ISO 100; Shutter speed 1"

ISO 200; Shutter speed 1"


ISO 400; Shutter speed 1"

ISO 800; Shutter speed 1"

ISO 1600; Shutter speed 1"

Conclusion
Ensuring an image is  well exposed and not unnecessarily distracting the ideal ISO setting to use would be a low ISO setting and a narrow aperture in instances where you want a sharpness throughout the image. This combination, however makes it difficult to take hand held photographs without rendering images useless on the grounds of a lack of sharpness caused by camera shake. Unless you are able to use a tripod the only way around this is to alter the ISO and aperture setting so that hand held shots are taken at a speed fast enough to overcome camera shake. If, on the other hand you wanted to isolate a subject and maintain only the subject in focus then you would aim for a wide aperture and as low an ISO as possible. This combination would facilitate using lower ISO settings because the wider aperture would allow more light to reach the sensor.

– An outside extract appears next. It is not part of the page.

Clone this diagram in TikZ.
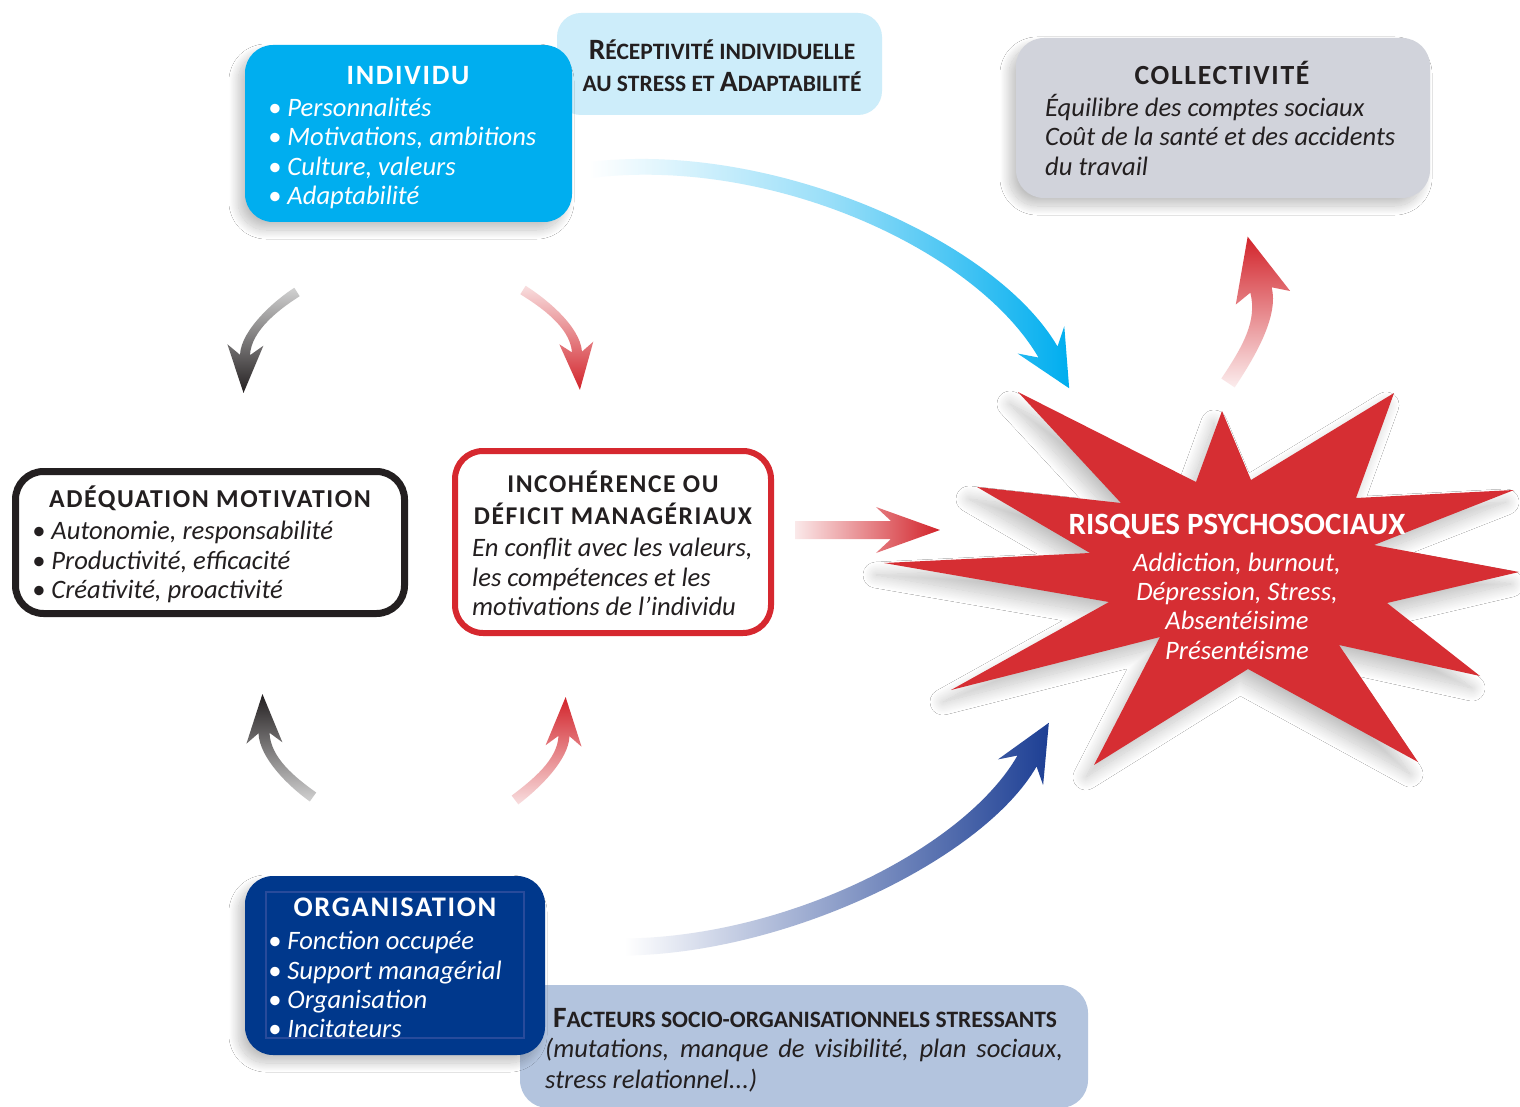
\documentclass[tikz,border=0pt]{standalone}
\usepackage{fontspec}
\setmainfont{Carlito}
\usetikzlibrary{calc,shadows.blur}

\definecolor{cyanA}{RGB}{0,174,239}
\definecolor{cyanL}{RGB}{205,237,250}
\definecolor{grayC}{RGB}{209,211,219}
\definecolor{ink}{RGB}{35,31,32}
\definecolor{redB}{RGB}{214,40,47}
\definecolor{redS}{RGB}{214,46,51}
\definecolor{navy}{RGB}{0,56,140}
\definecolor{navyL}{RGB}{40,75,155}
\definecolor{blueF}{RGB}{179,196,222}
\definecolor{blueA}{RGB}{29,63,148}
\definecolor{redA}{RGB}{210,35,42}

\newcommand\bigc[1]{{\fontsize{29.5}{34}\selectfont #1}}

% #1 shading options, #2 prefix, #3 h0, #4 h3, #5 barb back, #6 half head width, #7 head length
\newcommand\gradarrow[7]{%
  \path ($(#20)!#3!90:(#21)$) coordinate (#2a0)
        ($(#21)!#3!-90:(#20)$) coordinate (#2a1)
        ($(#22)!#4!90:(#23)$) coordinate (#2a2)
        ($(#23)!#4!-90:(#22)$) coordinate (#2a3)
        ($(#20)!#3!-90:(#21)$) coordinate (#2b0)
        ($(#21)!#3!90:(#20)$) coordinate (#2b1)
        ($(#22)!#4!-90:(#23)$) coordinate (#2b2)
        ($(#23)!#4!90:(#22)$) coordinate (#2b3)
        ($(#23)!#5!(#22)$) coordinate (#2k)
        ($(#23)!-#7!(#22)$) coordinate (#2t);
  \path ($(#2k)!#6!90:(#23)$) coordinate (#2ha)
        ($(#2k)!#6!-90:(#23)$) coordinate (#2hb);
  \shade[#1] (#2a0) .. controls (#2a1) and (#2a2) .. (#2a3) -- (#2ha) -- (#2t)
     -- (#2hb) -- (#2b3) .. controls (#2b2) and (#2b1) .. (#2b0) -- cycle;
}

\tikzset{
  panel/.style={rounded corners=28pt, inner sep=0pt},
  boxshadow/.style={blur shadow={shadow xshift=-7pt, shadow yshift=-8pt, shadow blur radius=9pt, shadow blur steps=24, shadow opacity=24}},
  itemtxt/.style={anchor=base west, inner sep=0pt, font=\fontsize{26.6}{29}\selectfont\itshape},
  ctrtxt/.style={anchor=base, inner sep=0pt, font=\fontsize{26.6}{29}\selectfont\itshape},
  titletxt/.style={anchor=base, inner sep=0pt, font=\fontsize{25.6}{30}\selectfont\bfseries\addfontfeature{LetterSpace=6}},
  sctxt/.style={inner sep=0pt, font=\fontsize{23.5}{28}\selectfont\bfseries, text=ink},
}

\begin{document}
\begin{tikzpicture}[x=1pt,y=-1pt]
\useasboundingbox (0,0) rectangle (1520,1107);
\fill[white] (0,0) rectangle (1520,1107);

% ---------- background label boxes ----------
\node[panel, rounded corners=24pt, fill=cyanL, minimum width=325pt, minimum height=102pt] (recep) at (719.5,64) {};
\node[sctxt, anchor=base] (recep1) at (722,60) {\bigc{R}ÉCEPTIVITÉ INDIVIDUELLE};
\node[sctxt, anchor=base] (recep2) at (722,92) {AU STRESS ET \bigc{A}DAPTABILITÉ};

\node[panel, fill=blueF, minimum width=568pt, minimum height=123pt] (fact) at (804,1046.5) {};
\node[sctxt, anchor=base west] (fact1) at (553,1027) {\bigc{F}ACTEURS SOCIO-ORGANISATIONNELS STRESSANTS};
\node[anchor=north west, inner sep=0pt, text width=518pt, align=justify, text=ink,
      font=\fontsize{26.6}{31}\selectfont\itshape] (fact2) at (545,1038)
      {(mutations, manque de visibilité, plan sociaux, stress relationnel...)};

% ---------- INDIVIDU ----------
\node[panel, fill=cyanA, minimum width=327pt, minimum height=177pt, boxshadow] (indiv) at (408.5,133.5) {};
\node[titletxt, text=white, font=\fontsize{28}{30}\selectfont\bfseries\addfontfeature{LetterSpace=6}] (indivT) at (408,85) {INDIVIDU};
\node[itemtxt, text=white] (indiv1) at (268,117) {• Personnalités};
\node[itemtxt, text=white] (indiv2) at (268,146) {• Motivations, ambitions};
\node[itemtxt, text=white] (indiv3) at (268,176) {• Culture, valeurs};
\node[itemtxt, text=white] (indiv4) at (268,205) {• Adaptabilité};

% ---------- COLLECTIVITE ----------
\node[panel, fill=grayC, minimum width=414pt, minimum height=160pt, boxshadow] (coll) at (1223,118) {};
\node[titletxt, text=ink, font=\fontsize{27.7}{30}\selectfont\bfseries\addfontfeature{LetterSpace=6}] (collT) at (1222,85) {COLLECTIVITÉ};
\node[itemtxt, text=ink] (coll1) at (1045,117) {Équilibre des comptes sociaux};
\node[itemtxt, text=ink] (coll2) at (1045,146) {Coût de la santé et des accidents};
\node[itemtxt, text=ink] (coll3) at (1045,176) {du travail};

% ---------- ADEQUATION ----------
\node[panel, draw=ink, line width=7pt, fill=white, minimum width=389pt, minimum height=142pt] (adeq) at (210,542.5) {};
\node[titletxt, text=ink, font=\fontsize{25.8}{30}\selectfont\bfseries\addfontfeature{LetterSpace=6}] (adeqT) at (210,507) {ADÉQUATION MOTIVATION};
\node[itemtxt, text=ink] (adeq1) at (32,539) {• Autonomie, responsabilité};
\node[itemtxt, text=ink] (adeq2) at (32,569) {• Productivité, efficacité};
\node[itemtxt, text=ink] (adeq3) at (32,598) {• Créativité, proactivité};

% ---------- INCOHERENCE ----------
\node[panel, draw=redB, line width=6pt, fill=white, minimum width=316pt, minimum height=182pt] (inco) at (613,542) {};
\node[titletxt, text=ink] (incoT1) at (613,492) {INCOHÉRENCE OU};
\node[titletxt, text=ink] (incoT2) at (613,524) {DÉFICIT MANAGÉRIAUX};
\node[itemtxt, text=ink] (inco1) at (472,556) {En conflit avec les valeurs,};
\node[itemtxt, text=ink] (inco2) at (472,586) {les compétences et les};
\node[itemtxt, text=ink] (inco3) at (472,615) {motivations de l’individu};

% ---------- ORGANISATION ----------
\node[panel, fill=navy, minimum width=300pt, minimum height=179pt, boxshadow] (orga) at (395,965.5) {};
\node[draw=navyL, line width=1.5pt, inner sep=0pt, minimum width=258pt, minimum height=146pt] (orgaIn) at (395,965) {};
\node[titletxt, text=white, font=\fontsize{28.4}{30}\selectfont\bfseries\addfontfeature{LetterSpace=6}] (orgaT) at (395,916) {ORGANISATION};
\node[itemtxt, text=white] (orga1) at (268,949) {• Fonction occupée};
\node[itemtxt, text=white] (orga2) at (268,979) {• Support managérial};
\node[itemtxt, text=white] (orga3) at (268,1008) {• Organisation};
\node[itemtxt, text=white] (orga4) at (268,1037) {• Incitateurs};

% ---------- STAR ----------
\fill[redS, blur shadow={shadow xshift=-8pt, shadow yshift=-12pt, shadow blur radius=13pt, shadow blur steps=24, shadow opacity=24}]
  (1018,392) -- (1196,482) -- (1222,411) -- (1251,480) -- (1394,393) -- (1356,498)
  -- (1514,490) -- (1374,545) -- (1519,572) -- (1387,603) -- (1480,676) -- (1339,645)
  -- (1418,762) -- (1248,669) -- (1094,765) -- (1160,637) -- (951,690) -- (1109,602)
  -- (884,563) -- (1090,553) -- (977,487) -- (1121,503) -- cycle;
\node[anchor=base, inner sep=0pt, text=white, font=\fontsize{31}{34}\selectfont\bfseries] (risqT) at (1237,534) {RISQUES PSYCHOSOCIAUX};
\node[ctrtxt, text=white] (risq1) at (1237,571) {Addiction, burnout,};
\node[ctrtxt, text=white] (risq2) at (1237,600) {Dépression, Stress,};
\node[ctrtxt, text=white] (risq3) at (1237,629) {Absentéisime};
\node[ctrtxt, text=white] (risq4) at (1237,659) {Présentéisme};

% ---------- ARROWS ----------
% black top-left
\coordinate (bk0) at (297,292); \coordinate (bk1) at (278,304);
\coordinate (bk2) at (246,330); \coordinate (bk3) at (245,355);
\gradarrow{top color=black!18, bottom color=ink}{bk}{5pt}{5pt}{10pt}{18pt}{38pt}
% red top
\coordinate (rd0) at (523,290); \coordinate (rd1) at (542,302);
\coordinate (rd2) at (575,326); \coordinate (rd3) at (577,352);
\gradarrow{top color=redA!15, bottom color=redA}{rd}{5pt}{5pt}{9pt}{17pt}{38pt}
% black bottom
\coordinate (bb0) at (313,797); \coordinate (bb1) at (292,782);
\coordinate (bb2) at (265,758); \coordinate (bb3) at (264,733);
\gradarrow{bottom color=black!18, top color=ink}{bb}{5.5pt}{5.5pt}{10pt}{18pt}{39pt}
% red bottom
\coordinate (rb0) at (515,800); \coordinate (rb1) at (536,784);
\coordinate (rb2) at (563,760); \coordinate (rb3) at (564,736);
\gradarrow{bottom color=redA!15, top color=redA}{rb}{5.5pt}{5.5pt}{10pt}{18pt}{39pt}
% cyan big
\coordinate (cy0) at (590,170); \coordinate (cy1) at (770,148);
\coordinate (cy2) at (985,244); \coordinate (cy3) at (1048,352);
\gradarrow{left color=white, right color=cyanA, middle color=cyanA!40}{cy}{8pt}{11pt}{14pt}{27pt}{42pt}
% navy big
\coordinate (nv0) at (625,947); \coordinate (nv1) at (790,945);
\coordinate (nv2) at (975,852); \coordinate (nv3) at (1027,761);
\gradarrow{left color=white, right color=blueA}{nv}{8.5pt}{11pt}{13pt}{26pt}{44pt}
% red up from star
\coordinate (ru0) at (1228,383); \coordinate (ru1) at (1250,350);
\coordinate (ru2) at (1268,318); \coordinate (ru3) at (1261,290);
\gradarrow{bottom color=redA!8, top color=redA}{ru}{8pt}{11pt}{8pt}{28pt}{55pt}
% red right
\coordinate (rr0) at (795,530); \coordinate (rr1) at (830,530);
\coordinate (rr2) at (860,530); \coordinate (rr3) at (891,530);
\gradarrow{left color=redA!10, right color=redA}{rr}{9pt}{9pt}{15pt}{23pt}{49pt}

\end{tikzpicture}
\end{document}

Whatever the settings, there arecompromises that you would have to consider and accommodate to the environment that you are photographing in. For instance, if the subject is sporting related and require a fast shutter speed above depth of field you would have to widen the aperture, thereby reducing depth of field and but increasing the amount of light that reaches the sensor and thereby ensuring that the photo remains bright. For a lot of sporting and wildlife photographs a shallow depth of field is ideal in that it will isolate the subject very effectively so this may not be too bad a compromise, whereas increasing ISO will introduce noise to a photograph which will detract rather than enhance the image. What then the lot of  the landscape photographer? A steady hand or a tripod would probably be the best option. If the ultimate goal is to maximise depth of field then aperture needs to remain narrow and ISO should not be taken beyond a setting of 400, possibly 800.